Plage: Zahl der Wildschweine steigt an

Jäger und Bauern schieben sich gegenseitig die Verantwortung zu.

Bonn/Düsseldorf. So könnte es sein: Ein totes Wildschwein wird im Münsterland gefunden. Der Labortest ergibt: Es war mit Schweinepest infiziert. Der fünf Kilometer entfernte Schweinemastbetrieb ist in Gefahr. Seine Schweine wird ihm nach Einschätzung von Experten dann keiner mehr abkaufen.

Dieses Szenario könnte bald Realität werden, glaubt man den Befürchtungen des Rheinischem Landwirtschafts-Verbandes: "Im südlichem NRW gab es schon einige Schweinepestfälle bei Wildschweinen. Und mit der explosiven Vermehrung der Tiere kann die Pest in den Norden kommen und damit zu den großen Schweinemasten am Niederrhein und im Münsterland", sagt Sprecher Karl Nacke in Bonn.

Damit würde den Schweinebauern erheblicher wirtschaftlicher Schaden drohen. Diese Gefahr sieht auch das NRW-Agrarministerium. Die Parole aus Düsseldorf lautet: "Schießen, schießen, schießen - das ist die einzige Möglichkeit, die wir haben, um die Population noch unter Kontrolle zu halten", sagt Sprecher Wilhelm Deitermann.
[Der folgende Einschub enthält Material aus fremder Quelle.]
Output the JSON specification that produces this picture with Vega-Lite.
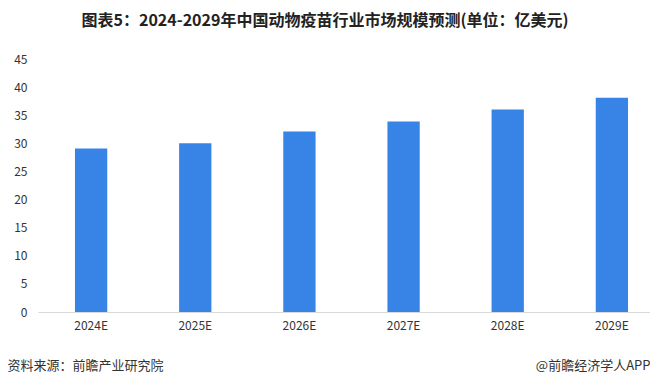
{
  "$schema": "https://vega.github.io/schema/vega-lite/v6.json",
  "autosize": "none",
  "width": 612,
  "height": 253,
  "padding": {"left": 38, "top": 59, "right": 0, "bottom": 73},
  "background": "white",
  "config": {"view": {"stroke": null}, "font": "Noto Sans CJK SC"},
  "title": {
    "text": "图表5：2024-2029年中国动物疫苗行业市场规模预测(单位：亿美元)",
    "fontSize": 16,
    "fontWeight": "bold",
    "color": "#222222",
    "anchor": "middle",
    "dx": -19,
    "offset": 24,
    "font": "Noto Sans CJK SC"
  },
  "data": {
    "values": [
      {"year": "2024E", "value": 29.1},
      {"year": "2025E", "value": 30.0},
      {"year": "2026E", "value": 32.1},
      {"year": "2027E", "value": 33.9},
      {"year": "2028E", "value": 36.0},
      {"year": "2029E", "value": 38.1}
    ]
  },
  "mark": {"type": "bar", "color": "#3784e6"},
  "encoding": {
    "x": {
      "field": "year",
      "type": "nominal",
      "sort": null,
      "scale": {"range": [0, 627], "paddingInner": 0.69, "paddingOuter": 0.355},
      "axis": {
        "title": "资料来源：前瞻产业研究院",
        "titleAnchor": "start",
        "titleAlign": "left",
        "titleX": -31,
        "titleY": 53,
        "titleBaseline": "middle",
        "titleFontSize": 13,
        "titleFontWeight": "normal",
        "titleColor": "#333333",
        "labelAngle": 0,
        "labelFontSize": 12,
        "labelColor": "#333333",
        "labelPadding": 8,
        "ticks": false,
        "domainColor": "#d9d9d9",
        "domainWidth": 1
      }
    },
    "y": {
      "field": "value",
      "type": "quantitative",
      "scale": {"domain": [0, 45]},
      "axis": {
        "values": [0, 5, 10, 15, 20, 25, 30, 35, 40, 45],
        "title": "@前瞻经济学人APP",
        "titleAngle": 0,
        "titleX": 612,
        "titleY": 306,
        "titleAlign": "right",
        "titleBaseline": "middle",
        "titleFontSize": 13,
        "titleFontWeight": "normal",
        "titleColor": "#333333",
        "grid": false,
        "domain": false,
        "ticks": false,
        "labelFontSize": 12,
        "labelColor": "#333333",
        "labelPadding": 11
      }
    }
  }
}
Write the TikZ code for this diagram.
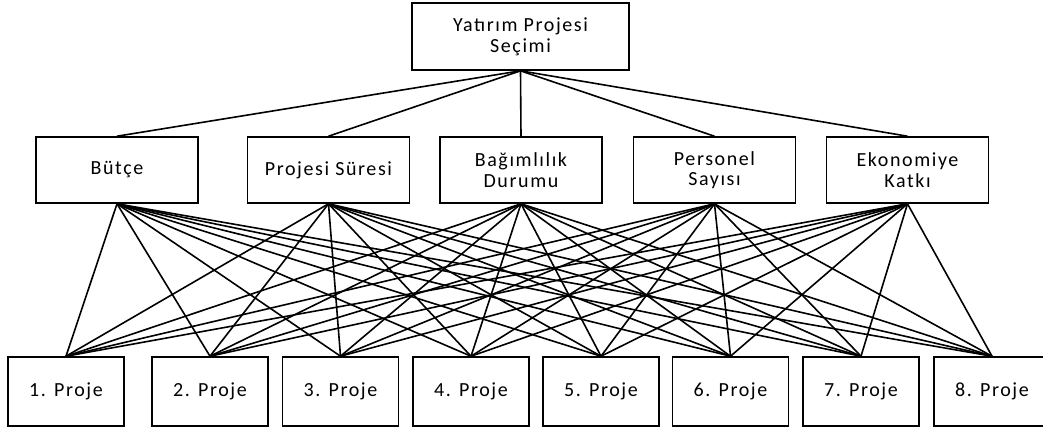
\documentclass[tikz,border=0pt]{standalone}
\usepackage{fontspec}
\setmainfont{Carlito}[LetterSpace=8]
\begin{document}
\begin{tikzpicture}[x=0.75pt,y=-0.75pt,
  box/.style={draw=black,line width=1.2pt,fill=white,inner sep=0pt,align=center,
    font=\fontsize{15}{15.5}\selectfont},
  topbox/.style={box,minimum width=162.75pt,minimum height=50.25pt},
  midbox/.style={box,minimum width=121.5pt,minimum height=49.5pt},
  botbox/.style={box,minimum width=87pt,minimum height=51.75pt},
  link/.style={line width=1.2pt,black}]
\useasboundingbox (0,0) rectangle (1043,430);
\clip (0,0) rectangle (1043,430);
\node[topbox] (top) at (520.5,36.5) {Yatırım Projesi\\Seçimi};
\node[midbox] (m1) at (117,170) {Bütçe};
\node[midbox] (m2) at (328.5,170) {Projesi Süresi};
\node[midbox] (m3) at (521,170) {Bağımlılık\\Durumu};
\node[midbox] (m4) at (714.5,170) {Personel\\Sayısı};
\node[midbox] (m5) at (907.5,170) {Ekonomiye\\Katkı};
\foreach \i/\x in {1/66,2/210,3/340.5,4/471,5/601,6/730.5,7/861,8/992}
  \node[botbox] (b\i) at (\x,391.5) {\i. Proje};
\foreach \m in {1,...,5} {
  \draw[link] (top.south) -- (m\m.north);
  \foreach \b in {1,...,8}
    \draw[link] (m\m.south) -- (b\b.north);
}
\end{tikzpicture}
\end{document}
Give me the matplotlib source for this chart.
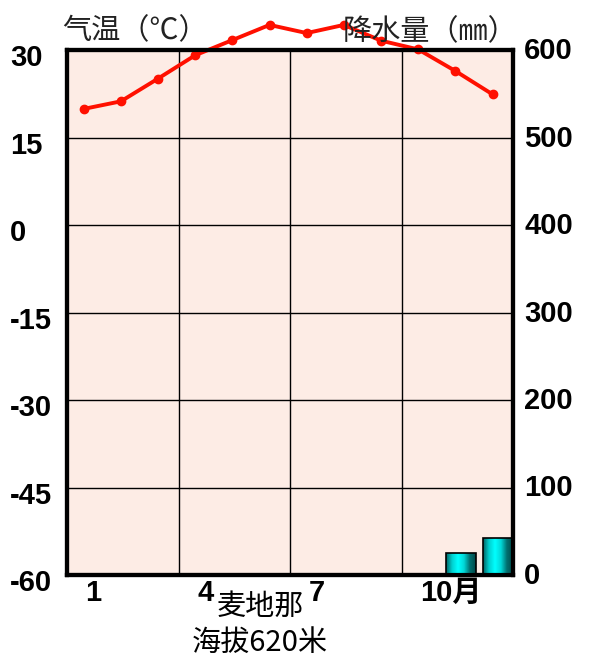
import numpy as np
import matplotlib
matplotlib.use('Agg')
import matplotlib.pyplot as plt
from matplotlib.colors import LinearSegmentedColormap
from matplotlib.transforms import ScaledTranslation

plt.rcParams['font.family'] = ['Liberation Sans', 'Noto Sans CJK SC']
plt.rcParams['axes.unicode_minus'] = False

months = np.arange(1, 13)
temperature = [19.9, 21.2, 25.1, 29.1, 31.7, 34.3, 32.9, 34.3, 31.6, 30.1, 26.4, 22.4]
precipitation = [0, 0, 0, 0, 0, 0, 0, 0, 0, 0, 25.5, 42.6]
month_ticks = [1, 4, 7, 10]
month_labels = ['1', '4', '7', '10月']
temp_ticks = [-60, -45, -30, -15, 0, 15, 30]
precip_ticks = [0, 100, 200, 300, 400, 500, 600]
station = '麦地那'
altitude = '海拔620米'

fig = plt.figure(figsize=(6.12, 6.68), dpi=100)
ax = fig.add_axes([67 / 612, 93 / 668, 446 / 612, 525 / 668])
ax2 = ax.twinx()
ax.set_facecolor('#fdece5')

# precipitation bars with a teal gradient fill
bars = ax2.bar(months - 0.8, precipitation, width=0.8, align='edge',
               color='none', edgecolor='black', lw=1.2, zorder=3)
cmap = LinearSegmentedColormap.from_list(
    'teal', ['#006464', '#00d0d0', '#00ffff', '#00d8d8', '#007070', '#004848'])
grad = np.linspace(0, 1, 100).reshape(1, -1)
for bar in bars:
    if bar.get_height() <= 0:
        continue
    x0, y0 = bar.get_xy()
    im = ax2.imshow(grad, extent=[x0, x0 + bar.get_width(), y0, y0 + bar.get_height()],
                    aspect='auto', cmap=cmap, zorder=2)
    im.set_clip_path(bar)

# temperature line
ax.plot(months - 0.55, temperature, color='#ff1000', lw=2.8, marker='o',
        markersize=6, clip_on=False, zorder=5)

ax.set_xlim(0, 12)
ax.set_ylim(-60, 30)
ax2.set_ylim(0, 600)

for v in np.arange(3, 12, 3):
    ax.axvline(v, color='black', lw=1, zorder=1)
ax.set_yticks(temp_ticks)
ax.grid(axis='y', color='black', lw=1)
ax2.set_yticks(precip_ticks)

ax.set_xticks(np.array(month_ticks) - 0.5)
ax.set_xticklabels(month_labels, ha='left')
for a in (ax, ax2):
    a.tick_params(length=0, labelsize=21)
    for s in a.spines.values():
        s.set_linewidth(3)
ax.tick_params(axis='y', pad=41)
ax.tick_params(axis='x', pad=3)
ax2.tick_params(axis='y', pad=8)
for lab in ax.get_yticklabels() + ax.get_xticklabels() + ax2.get_yticklabels():
    lab.set_fontweight('bold')
down = ScaledTranslation(0, -5 / 100, fig.dpi_scale_trans)
for lab in ax.get_yticklabels():
    lab.set_horizontalalignment('left')
    lab.set_transform(lab.get_transform() + down)
up = ScaledTranslation(0, 2 / 100, fig.dpi_scale_trans)
for lab in ax2.get_yticklabels():
    lab.set_transform(lab.get_transform() + up)

cjk = ['Noto Sans CJK SC', 'DejaVu Sans']
fig.text(62 / 612, 1 - 31 / 668, '气温（℃）', fontsize=21, ha='left', va='center',
         color='#222222', family=cjk)
fig.text(517 / 612, 1 - 32 / 668, '降水量（㎜）', fontsize=21, ha='right', va='center',
         color='#222222', family=cjk)
fig.text(260 / 612, 1 - 607 / 668, station, fontsize=21, ha='center', va='center',
         family=cjk)
fig.text(260 / 612, 1 - 643 / 668, altitude, fontsize=21, ha='center', va='center',
         family=cjk)

fig.savefig('out.png', dpi=100)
Die Jäger wollen diesem Aufruf gerne folgen, haben aber keine große Hoffnung mehr auf ein Gelingen. "Wir haben in der letzten Jagdsaison so viele Wildschweine wie nie geschossen. Aber kurzfristig sind da keine Erfolge zu erzielen", sagt Sprecher Ludger Baumeister vom Landesjagdverband. Die Jagd auf Wildschweine sei extrem schwierig, da sich die Tiere über weite Strecken bewegten und extrem schlau seien.

Laut Deutschem Jagdschutz-Verband wurden bundesweit zwischen April 2008 und März 2009 mehr als 640 000 Schwarzkittel geschossen - die höchste Zahl seit Beginn der Aufzeichnungen in den 1930er Jahren.

So einig sich Bauern und Jäger beim Handlungsbedarf sind, so entzweit sind sie bei der Frage, wie es zur derart starken Ausbreitung von Keiler, Bache und Frischling kommen konnte. "Der vermehrte Maisanbau der Bauern beschert den Wildschweinen ein Nahrungsangebot in Fülle", kritisiert Baumeister vom Jagdverband. Die Bauern sollten Mais nicht mehr direkt am Übergang vom Wald zum Feld anbauen und Schneisen im Feld lassen für ein besseres Schussfeld.

"Die Bauern tragen keine Mitschuld", entgegnet Nacke vom Bauernverband. Er gibt die Kritik zurück: Die Jäger sollten aufhören, die Wildschweine im Spätherbst und Winter durchzufüttern. Dadurch sei es erst zu dieser dramatischen Lage gekommen.

Ein Vorwurf, den auch der Naturschutzbund NRW den Jägern macht. Dessen Sprecher Bernd Fuhs geht sogar noch weiter und wirft den Jägern vor, gegen die Fütterungsvorschriften zu verstoßen und regelrechte Wildschwein-Fütterungsplätze einzurichten. "So wollen die Jäger die Tiere in ihren Revieren und vor ihren eigenen Flinten halten", sagt Fuhs. "Das ist Unfug", wettert Jagdverband-Sprecher Baumeister in Münster. "Jäger sind gesetzestreue Bürger und halten sich an das Fütterungsverbot."